┌──

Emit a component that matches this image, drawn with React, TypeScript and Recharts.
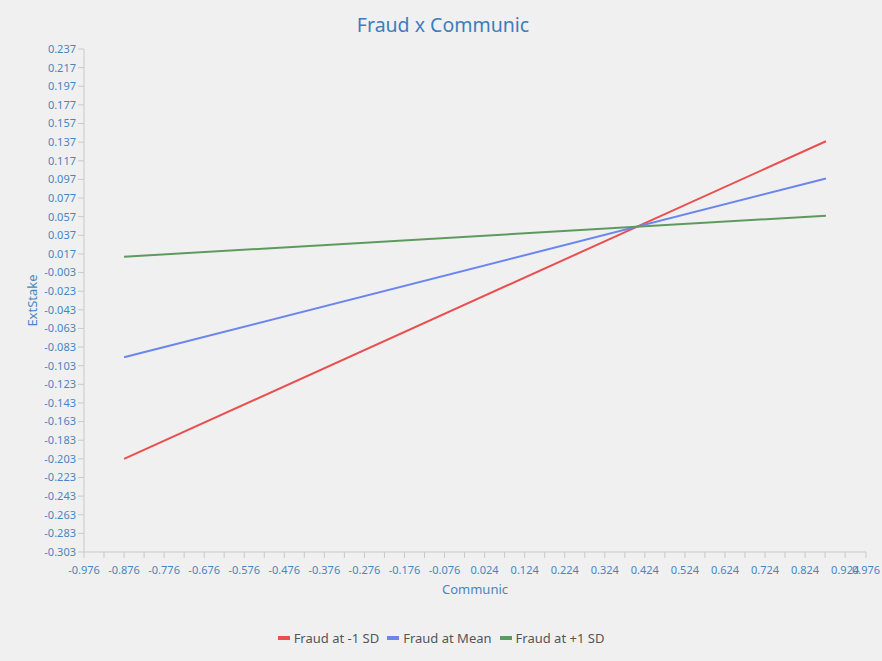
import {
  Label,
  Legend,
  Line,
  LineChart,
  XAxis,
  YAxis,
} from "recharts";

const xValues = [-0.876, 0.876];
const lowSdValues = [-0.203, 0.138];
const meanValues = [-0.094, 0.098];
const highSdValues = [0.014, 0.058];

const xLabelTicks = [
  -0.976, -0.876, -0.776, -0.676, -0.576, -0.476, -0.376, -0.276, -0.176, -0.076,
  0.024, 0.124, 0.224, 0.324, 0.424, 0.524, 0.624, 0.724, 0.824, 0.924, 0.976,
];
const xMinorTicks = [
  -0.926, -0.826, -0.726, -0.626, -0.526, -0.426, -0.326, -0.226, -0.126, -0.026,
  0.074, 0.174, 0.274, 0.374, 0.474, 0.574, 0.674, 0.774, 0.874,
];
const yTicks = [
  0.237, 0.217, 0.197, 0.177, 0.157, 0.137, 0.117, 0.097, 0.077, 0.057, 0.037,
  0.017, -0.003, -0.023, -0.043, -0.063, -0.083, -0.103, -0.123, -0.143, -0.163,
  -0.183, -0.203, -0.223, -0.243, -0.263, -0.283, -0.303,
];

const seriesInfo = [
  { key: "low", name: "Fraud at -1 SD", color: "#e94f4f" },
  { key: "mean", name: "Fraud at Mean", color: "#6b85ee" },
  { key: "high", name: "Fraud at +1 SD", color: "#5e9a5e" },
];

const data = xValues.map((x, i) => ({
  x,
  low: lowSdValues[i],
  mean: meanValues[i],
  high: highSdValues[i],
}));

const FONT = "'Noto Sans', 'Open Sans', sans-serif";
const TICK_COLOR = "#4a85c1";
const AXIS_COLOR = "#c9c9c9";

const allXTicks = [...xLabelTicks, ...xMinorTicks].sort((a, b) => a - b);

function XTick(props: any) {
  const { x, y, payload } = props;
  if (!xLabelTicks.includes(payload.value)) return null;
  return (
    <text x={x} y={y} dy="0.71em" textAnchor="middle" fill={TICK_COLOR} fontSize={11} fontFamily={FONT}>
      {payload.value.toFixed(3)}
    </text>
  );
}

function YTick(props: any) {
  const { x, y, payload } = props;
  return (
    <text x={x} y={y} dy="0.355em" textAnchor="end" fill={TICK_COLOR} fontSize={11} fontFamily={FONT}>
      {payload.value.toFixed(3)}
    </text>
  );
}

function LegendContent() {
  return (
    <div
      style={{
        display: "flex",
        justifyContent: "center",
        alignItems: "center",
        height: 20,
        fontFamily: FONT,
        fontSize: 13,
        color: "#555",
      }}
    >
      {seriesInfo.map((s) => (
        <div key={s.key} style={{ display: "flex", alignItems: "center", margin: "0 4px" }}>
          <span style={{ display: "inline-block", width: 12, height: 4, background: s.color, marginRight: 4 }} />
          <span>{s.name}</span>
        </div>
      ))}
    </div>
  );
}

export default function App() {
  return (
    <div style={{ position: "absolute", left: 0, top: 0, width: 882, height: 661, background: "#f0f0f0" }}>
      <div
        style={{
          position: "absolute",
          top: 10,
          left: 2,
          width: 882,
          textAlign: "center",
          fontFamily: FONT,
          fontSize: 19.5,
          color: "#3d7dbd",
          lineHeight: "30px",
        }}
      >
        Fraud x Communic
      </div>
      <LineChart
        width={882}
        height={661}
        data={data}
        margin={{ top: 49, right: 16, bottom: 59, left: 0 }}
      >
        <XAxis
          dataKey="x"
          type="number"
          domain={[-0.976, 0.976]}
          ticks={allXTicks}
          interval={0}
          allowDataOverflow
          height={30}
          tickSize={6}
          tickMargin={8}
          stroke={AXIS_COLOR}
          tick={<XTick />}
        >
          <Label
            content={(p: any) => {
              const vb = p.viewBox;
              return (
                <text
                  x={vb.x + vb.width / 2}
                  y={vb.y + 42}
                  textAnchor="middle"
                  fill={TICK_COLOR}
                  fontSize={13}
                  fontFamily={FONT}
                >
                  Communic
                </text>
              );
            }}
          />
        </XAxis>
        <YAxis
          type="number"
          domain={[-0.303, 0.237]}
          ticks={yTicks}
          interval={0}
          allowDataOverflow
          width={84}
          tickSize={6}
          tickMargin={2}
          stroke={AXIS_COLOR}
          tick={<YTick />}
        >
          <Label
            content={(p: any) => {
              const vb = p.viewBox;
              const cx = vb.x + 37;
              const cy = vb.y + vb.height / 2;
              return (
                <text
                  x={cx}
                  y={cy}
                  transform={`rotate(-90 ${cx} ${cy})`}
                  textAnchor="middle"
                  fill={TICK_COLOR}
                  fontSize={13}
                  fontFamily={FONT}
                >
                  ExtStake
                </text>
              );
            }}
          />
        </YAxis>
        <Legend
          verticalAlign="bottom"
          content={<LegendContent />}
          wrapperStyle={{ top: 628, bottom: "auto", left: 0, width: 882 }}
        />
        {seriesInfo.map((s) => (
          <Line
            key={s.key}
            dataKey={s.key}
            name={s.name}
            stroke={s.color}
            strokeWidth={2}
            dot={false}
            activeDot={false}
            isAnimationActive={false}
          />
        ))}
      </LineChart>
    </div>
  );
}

└──

» **Aim of the exercise**:
Keep the pictures out of the copy and write out the data exactly as it stands.

» **Task output**:
Emit a component that matches this image, drawn with React, TypeScript and Recharts.
import {
  Label,
  Legend,
  Line,
  LineChart,
  XAxis,
  YAxis,
} from "recharts";

const xValues = [-0.876, 0.876];
const lowSdValues = [-0.203, 0.138];
const meanValues = [-0.094, 0.098];
const highSdValues = [0.014, 0.058];

const xLabelTicks = [
  -0.976, -0.876, -0.776, -0.676, -0.576, -0.476, -0.376, -0.276, -0.176, -0.076,
  0.024, 0.124, 0.224, 0.324, 0.424, 0.524, 0.624, 0.724, 0.824, 0.924, 0.976,
];
const xMinorTicks = [
  -0.926, -0.826, -0.726, -0.626, -0.526, -0.426, -0.326, -0.226, -0.126, -0.026,
  0.074, 0.174, 0.274, 0.374, 0.474, 0.574, 0.674, 0.774, 0.874,
];
const yTicks = [
  0.237, 0.217, 0.197, 0.177, 0.157, 0.137, 0.117, 0.097, 0.077, 0.057, 0.037,
  0.017, -0.003, -0.023, -0.043, -0.063, -0.083, -0.103, -0.123, -0.143, -0.163,
  -0.183, -0.203, -0.223, -0.243, -0.263, -0.283, -0.303,
];

const seriesInfo = [
  { key: "low", name: "Fraud at -1 SD", color: "#e94f4f" },
  { key: "mean", name: "Fraud at Mean", color: "#6b85ee" },
  { key: "high", name: "Fraud at +1 SD", color: "#5e9a5e" },
];

const data = xValues.map((x, i) => ({
  x,
  low: lowSdValues[i],
  mean: meanValues[i],
  high: highSdValues[i],
}));

const FONT = "'Noto Sans', 'Open Sans', sans-serif";
const TICK_COLOR = "#4a85c1";
const AXIS_COLOR = "#c9c9c9";

const allXTicks = [...xLabelTicks, ...xMinorTicks].sort((a, b) => a - b);

function XTick(props: any) {
  const { x, y, payload } = props;
  if (!xLabelTicks.includes(payload.value)) return null;
  return (
    <text x={x} y={y} dy="0.71em" textAnchor="middle" fill={TICK_COLOR} fontSize={11} fontFamily={FONT}>
      {payload.value.toFixed(3)}
    </text>
  );
}

function YTick(props: any) {
  const { x, y, payload } = props;
  return (
    <text x={x} y={y} dy="0.355em" textAnchor="end" fill={TICK_COLOR} fontSize={11} fontFamily={FONT}>
      {payload.value.toFixed(3)}
    </text>
  );
}

function LegendContent() {
  return (
    <div
      style={{
        display: "flex",
        justifyContent: "center",
        alignItems: "center",
        height: 20,
        fontFamily: FONT,
        fontSize: 13,
        color: "#555",
      }}
    >
      {seriesInfo.map((s) => (
        <div key={s.key} style={{ display: "flex", alignItems: "center", margin: "0 4px" }}>
          <span style={{ display: "inline-block", width: 12, height: 4, background: s.color, marginRight: 4 }} />
          <span>{s.name}</span>
        </div>
      ))}
    </div>
  );
}

export default function App() {
  return (
    <div style={{ position: "absolute", left: 0, top: 0, width: 882, height: 661, background: "#f0f0f0" }}>
      <div
        style={{
          position: "absolute",
          top: 10,
          left: 2,
          width: 882,
          textAlign: "center",
          fontFamily: FONT,
          fontSize: 19.5,
          color: "#3d7dbd",
          lineHeight: "30px",
        }}
      >
        Fraud x Communic
      </div>
      <LineChart
        width={882}
        height={661}
        data={data}
        margin={{ top: 49, right: 16, bottom: 59, left: 0 }}
      >
        <XAxis
          dataKey="x"
          type="number"
          domain={[-0.976, 0.976]}
          ticks={allXTicks}
          interval={0}
          allowDataOverflow
          height={30}
          tickSize={6}
          tickMargin={8}
          stroke={AXIS_COLOR}
          tick={<XTick />}
        >
          <Label
            content={(p: any) => {
              const vb = p.viewBox;
              return (
                <text
                  x={vb.x + vb.width / 2}
                  y={vb.y + 42}
                  textAnchor="middle"
                  fill={TICK_COLOR}
                  fontSize={13}
                  fontFamily={FONT}
                >
                  Communic
                </text>
              );
            }}
          />
        </XAxis>
        <YAxis
          type="number"
          domain={[-0.303, 0.237]}
          ticks={yTicks}
          interval={0}
          allowDataOverflow
          width={84}
          tickSize={6}
          tickMargin={2}
          stroke={AXIS_COLOR}
          tick={<YTick />}
        >
          <Label
            content={(p: any) => {
              const vb = p.viewBox;
              const cx = vb.x + 37;
              const cy = vb.y + vb.height / 2;
              return (
                <text
                  x={cx}
                  y={cy}
                  transform={`rotate(-90 ${cx} ${cy})`}
                  textAnchor="middle"
                  fill={TICK_COLOR}
                  fontSize={13}
                  fontFamily={FONT}
                >
                  ExtStake
                </text>
              );
            }}
          />
        </YAxis>
        <Legend
          verticalAlign="bottom"
          content={<LegendContent />}
          wrapperStyle={{ top: 628, bottom: "auto", left: 0, width: 882 }}
        />
        {seriesInfo.map((s) => (
          <Line
            key={s.key}
            dataKey={s.key}
            name={s.name}
            stroke={s.color}
            strokeWidth={2}
            dot={false}
            activeDot={false}
            isAnimationActive={false}
          />
        ))}
      </LineChart>
    </div>
  );
}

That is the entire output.